**Exercise task:** Beginning with the first line, set down every line through the one containing "0.3673, 0.3939, 0.4206, 0.4472, 0.4739, 0.5];", exactly as it appears, but not the pictures.

**Data excerpt:**
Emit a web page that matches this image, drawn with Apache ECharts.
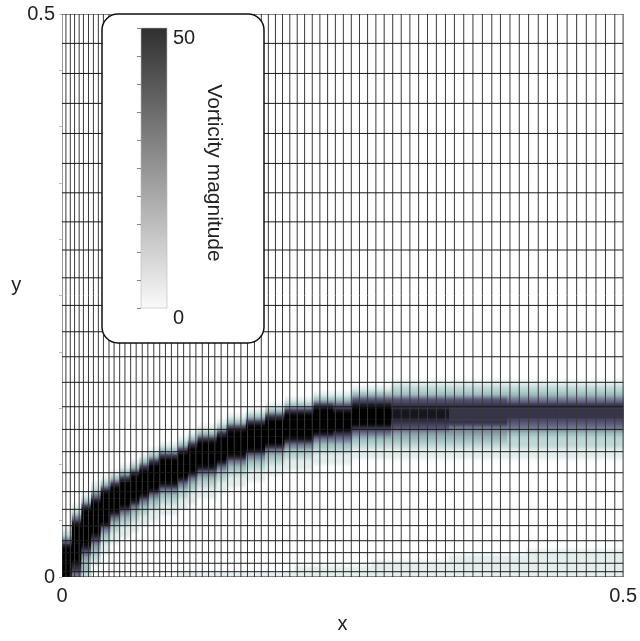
<!DOCTYPE html>
<html>
<head>
<meta charset="utf-8">
<script src="https://cdn.jsdelivr.net/npm/echarts@6.0.0/dist/echarts.min.js"></script>
<style>
  html, body { margin: 0; padding: 0; background: #fff; }
  #chart { width: 640px; height: 641px; }
</style>
</head>
<body>
<div id="chart"></div>
<script>
// mesh lines (data units)
const meshX = [0, 0.0035, 0.0074, 0.0112, 0.0153, 0.0191, 0.0236, 0.0280, 0.0324, 0.0369,
  0.0419, 0.0464, 0.0514, 0.0561, 0.0612, 0.0661, 0.0715, 0.0765, 0.0818, 0.0871,
  0.0922, 0.0975, 0.1031, 0.1084, 0.1140, 0.1193, 0.1250, 0.1306, 0.1362, 0.1418,
  0.1476, 0.1535, 0.1594, 0.1653, 0.1715, 0.1776, 0.1839, 0.1902, 0.1965, 0.2030,
  0.2096, 0.2162, 0.2230, 0.2298, 0.2367, 0.2436, 0.2507, 0.2578, 0.2651, 0.2723,
  0.2797, 0.2871, 0.2947, 0.3023, 0.3100, 0.3178, 0.3257, 0.3336, 0.3417, 0.3497,
  0.3580, 0.3662, 0.3746, 0.3830, 0.3907, 0.3992, 0.4075, 0.4158, 0.4244, 0.4326,
  0.4415, 0.4501, 0.4586, 0.4672, 0.4758, 0.4843, 0.4926, 0.5];
const meshY = [0, 0.0047, 0.0122, 0.0216, 0.0322, 0.0456, 0.0601, 0.0758, 0.0926, 0.1113,
  0.1311, 0.1512, 0.1729, 0.1956, 0.2178, 0.2412, 0.2657, 0.2904, 0.3154, 0.3412,
  0.3673, 0.3939, 0.4206, 0.4472, 0.4739, 0.5];

// vorticity field: 58 equal columns in x, 40 rows of 0.005 in y
const fieldCols = 58;
const fieldRows = 40;
const fieldRowH = 0.005;
// per column: first row of the band, then the level digits going up
const bandCols = [
  [0, '999998521'],
  [0, '5789999998521'],
  [0, '233468999999731'],
  [2, '123468999998521'],
  [4, '11235899999731'],
  [6, '1123589999731'],
  [7, '1123589999731'],
  [8, '1123589999731'],
  [9, '1123589999731'],
  [10, '1123589999731'],
  [11, '1123589999731'],
  [11, '1123589999731'],
  [12, '1123589999731'],
  [13, '1123589999731'],
  [14, '1123589999731'],
  [14, '1123589999731'],
  [15, '1123589999731'],
  [16, '1123589999731'],
  [16, '1123589999731'],
  [17, '1123589999731'],
  [17, '1123589999731'],
  [18, '1123589999731'],
  [18, '1123589999731'],
  [19, '1123589999731'],
  [19, '1123589999731'],
  [19, '1123589999731'],
  [20, '1123589999731'],
  [20, '1123589999731'],
  [20, '1123579998631'],
  [20, '1123579998631'],
  [21, '1123579998631'],
  [21, '1123579998631'],
  [21, '1123579998631'],
  [21, '1123579998631'],
  [21, '11234678876321'],
  [21, '11234678876321'],
  [21, '11234678876321'],
  [21, '11234678876321'],
  [21, '11234678876321'],
  [21, '11234678876321'],
  [21, '11234577776321'],
  [21, '11234577776321'],
  [21, '11234577776321'],
  [21, '11234577776321'],
  [21, '11234577776321'],
  [21, '11234577776321'],
  [21, '11223567775321'],
  [21, '11223567775321'],
  [21, '11223567775321'],
  [21, '11223567775321'],
  [21, '11223567775321'],
  [21, '11223567775321'],
  [21, '11223567775321'],
  [21, '11223567775321'],
  [21, '11223567775321'],
  [21, '11223567775321'],
  [21, '11223567775321'],
  [21, '11223567775321']
];
// faint vorticity rows next to the wall, per column
const wallRows = [0, 0, 0, 0, 0, 0, 0, 0, 0, 0, 0, 0, 1, 1, 1, 1, 1, 1, 1, 1,
  1, 1, 1, 1, 2, 2, 2, 2, 2, 2, 2, 2, 3, 3, 3, 3, 3, 3, 3, 3,
  4, 4, 4, 4, 4, 4, 4, 4, 5, 5, 5, 5, 5, 5, 5, 5, 5, 5];
const wallValue = 4;
// level digit -> vorticity magnitude
const levelValues = [0, 4, 9, 14, 19, 25, 31, 38, 45, 55];

const xLabels = [0, 0.5];
const yLabels = [0, 0.5];
const barRange = [0, 50];
const barLabels = [0, 50];

const boneColors = ['#ffffff', '#d3e3e3', '#a6c6c6', '#8b9faa', '#6f788e',
  '#535171', '#37364b', '#1c1b26', '#000000'];

// column values
const vals = bandCols.map(function (col, i) {
  const v = new Array(fieldRows).fill(0);
  for (let k = 0; k < wallRows[i]; k++) v[k] = wallValue;
  for (let k = 0; k < col[1].length; k++) {
    const lv = +col[1][k];
    if (lv > 0) v[col[0] + k] = levelValues[lv];
  }
  return v;
});

// cells with the values at their lower edge, middle and upper edge (for smooth shading)
const cells = [];
vals.forEach(function (v, i) {
  const x0 = i * 0.5 / fieldCols;
  const x1 = (i + 1) * 0.5 / fieldCols;
  for (let k = 0; k < fieldRows; k++) {
    const below = k > 0 ? v[k - 1] : v[k];
    const above = k + 1 < fieldRows ? v[k + 1] : 0;
    const vb = (below + v[k]) / 2;
    const vt = (above + v[k]) / 2;
    if (vb === 0 && v[k] === 0 && vt === 0) continue;
    cells.push([x0, x1, k * fieldRowH, (k + 1) * fieldRowH, vb, v[k], vt]);
  }
});

const meshLines = meshX.map(v => [0, v]).concat(meshY.map(v => [1, v]));

function vortColor(v) {
  return echarts.color.lerp(Math.min(v, barRange[1]) / barRange[1], boneColors);
}

function renderCell(params, api) {
  const p0 = api.coord([api.value(0), api.value(3)]);
  const p1 = api.coord([api.value(1), api.value(2)]);
  return {
    type: 'rect',
    shape: { x: p0[0], y: p0[1], width: p1[0] - p0[0] + 0.7, height: p1[1] - p0[1] + 0.5 },
    style: {
      fill: new echarts.graphic.LinearGradient(0, 0, 0, 1, [
        { offset: 0, color: vortColor(api.value(6)) },
        { offset: 0.5, color: vortColor(api.value(5)) },
        { offset: 1, color: vortColor(api.value(4)) }
      ])
    }
  };
}

function renderMesh(params, api) {
  const dir = api.value(0);
  const v = api.value(1);
  const a = dir === 0 ? api.coord([v, 0]) : api.coord([0, v]);
  const b = dir === 0 ? api.coord([v, 0.5]) : api.coord([0.5, v]);
  return {
    type: 'line',
    shape: { x1: a[0], y1: a[1], x2: b[0], y2: b[1] },
    style: { stroke: dir === 0 ? '#3a3a3a' : '#1a1a1a', lineWidth: 1 }
  };
}

function renderBar(params, api) {
  const a = api.coord([0, api.value(1)]);
  const b = api.coord([1, api.value(0)]);
  return {
    type: 'rect',
    shape: { x: a[0], y: a[1], width: b[0] - a[0], height: b[1] - a[1] },
    style: {
      fill: new echarts.graphic.LinearGradient(0, 0, 0, 1, [
        { offset: 0, color: '#2f2f2f' },
        { offset: 1, color: '#fafafa' }
      ]),
      stroke: '#bbb',
      lineWidth: 0.6
    }
  };
}

function onlyLabels(list) {
  return function (v) {
    return list.some(t => Math.abs(t - v) < 1e-9) ? String(v) : '';
  };
}

const chart = echarts.init(document.getElementById('chart'));
chart.setOption({
  animation: false,
  textStyle: { fontFamily: 'Liberation Sans, Arial, sans-serif', color: '#222' },
  grid: [
    { left: 62, top: 14, width: 564, height: 563 },
    { left: 141, top: 28, width: 26, height: 280 }
  ],
  xAxis: [
    {
      type: 'value', min: 0, max: 0.5, interval: 0.5,
      name: 'x', nameLocation: 'middle', nameGap: 37,
      nameTextStyle: { fontSize: 20, color: '#222' },
      axisLine: { show: false }, axisTick: { show: false }, splitLine: { show: false },
      axisLabel: { fontSize: 20, color: '#222', margin: 9, formatter: onlyLabels(xLabels) }
    },
    { gridIndex: 1, type: 'value', min: 0, max: 1, show: false }
  ],
  yAxis: [
    {
      type: 'value', min: 0, max: 0.5, interval: 0.05,
      name: 'y', nameLocation: 'middle', nameRotate: 0, nameGap: 40,
      nameTextStyle: { fontSize: 20, color: '#222', verticalAlign: 'bottom' },
      axisLine: { show: false }, splitLine: { show: false },
      axisTick: { show: true, length: 3, lineStyle: { color: '#bbb' } },
      axisLabel: { fontSize: 20, color: '#222', margin: 7, padding: [0, 0, 6, 0], formatter: onlyLabels(yLabels) }
    },
    {
      gridIndex: 1, type: 'value', min: 0, max: 50, interval: 5, position: 'right', z: 30,
      name: 'Vorticity magnitude', nameLocation: 'middle', nameRotate: -90, nameGap: 36,
      nameTextStyle: { fontSize: 21, color: '#222', padding: [0, 0, 0, 10] },
      axisLine: { show: false }, splitLine: { show: false },
      axisTick: { show: true, inside: true, length: 4, lineStyle: { color: '#888' } },
      axisLabel: { fontSize: 20, color: '#222', margin: 6, verticalAlign: 'top', formatter: onlyLabels(barLabels) }
    }
  ],
  graphic: {
    elements: [{
      type: 'rect', z: 10,
      shape: { x: 102, y: 14, width: 162, height: 329, r: 16 },
      style: { fill: '#fff', stroke: '#111', lineWidth: 1.5 }
    }]
  },
  series: [
    {
      type: 'custom', name: 'vorticity', z: 1, clip: true,
      renderItem: renderCell, data: cells,
      encode: { x: [0, 1], y: [2, 3] }
    },
    {
      type: 'custom', name: 'mesh', z: 2, clip: true,
      renderItem: renderMesh, data: meshLines
    },
    {
      type: 'custom', name: 'colorbar', z: 20, xAxisIndex: 1, yAxisIndex: 1,
      renderItem: renderBar, data: [barRange]
    }
  ]
});
</script>
</body>
</html>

**Answer to the problem:**
Emit a web page that matches this image, drawn with Apache ECharts.
<!DOCTYPE html>
<html>
<head>
<meta charset="utf-8">
<script src="https://cdn.jsdelivr.net/npm/echarts@6.0.0/dist/echarts.min.js"></script>
<style>
  html, body { margin: 0; padding: 0; background: #fff; }
  #chart { width: 640px; height: 641px; }
</style>
</head>
<body>
<div id="chart"></div>
<script>
// mesh lines (data units)
const meshX = [0, 0.0035, 0.0074, 0.0112, 0.0153, 0.0191, 0.0236, 0.0280, 0.0324, 0.0369,
  0.0419, 0.0464, 0.0514, 0.0561, 0.0612, 0.0661, 0.0715, 0.0765, 0.0818, 0.0871,
  0.0922, 0.0975, 0.1031, 0.1084, 0.1140, 0.1193, 0.1250, 0.1306, 0.1362, 0.1418,
  0.1476, 0.1535, 0.1594, 0.1653, 0.1715, 0.1776, 0.1839, 0.1902, 0.1965, 0.2030,
  0.2096, 0.2162, 0.2230, 0.2298, 0.2367, 0.2436, 0.2507, 0.2578, 0.2651, 0.2723,
  0.2797, 0.2871, 0.2947, 0.3023, 0.3100, 0.3178, 0.3257, 0.3336, 0.3417, 0.3497,
  0.3580, 0.3662, 0.3746, 0.3830, 0.3907, 0.3992, 0.4075, 0.4158, 0.4244, 0.4326,
  0.4415, 0.4501, 0.4586, 0.4672, 0.4758, 0.4843, 0.4926, 0.5];
const meshY = [0, 0.0047, 0.0122, 0.0216, 0.0322, 0.0456, 0.0601, 0.0758, 0.0926, 0.1113,
  0.1311, 0.1512, 0.1729, 0.1956, 0.2178, 0.2412, 0.2657, 0.2904, 0.3154, 0.3412,
  0.3673, 0.3939, 0.4206, 0.4472, 0.4739, 0.5];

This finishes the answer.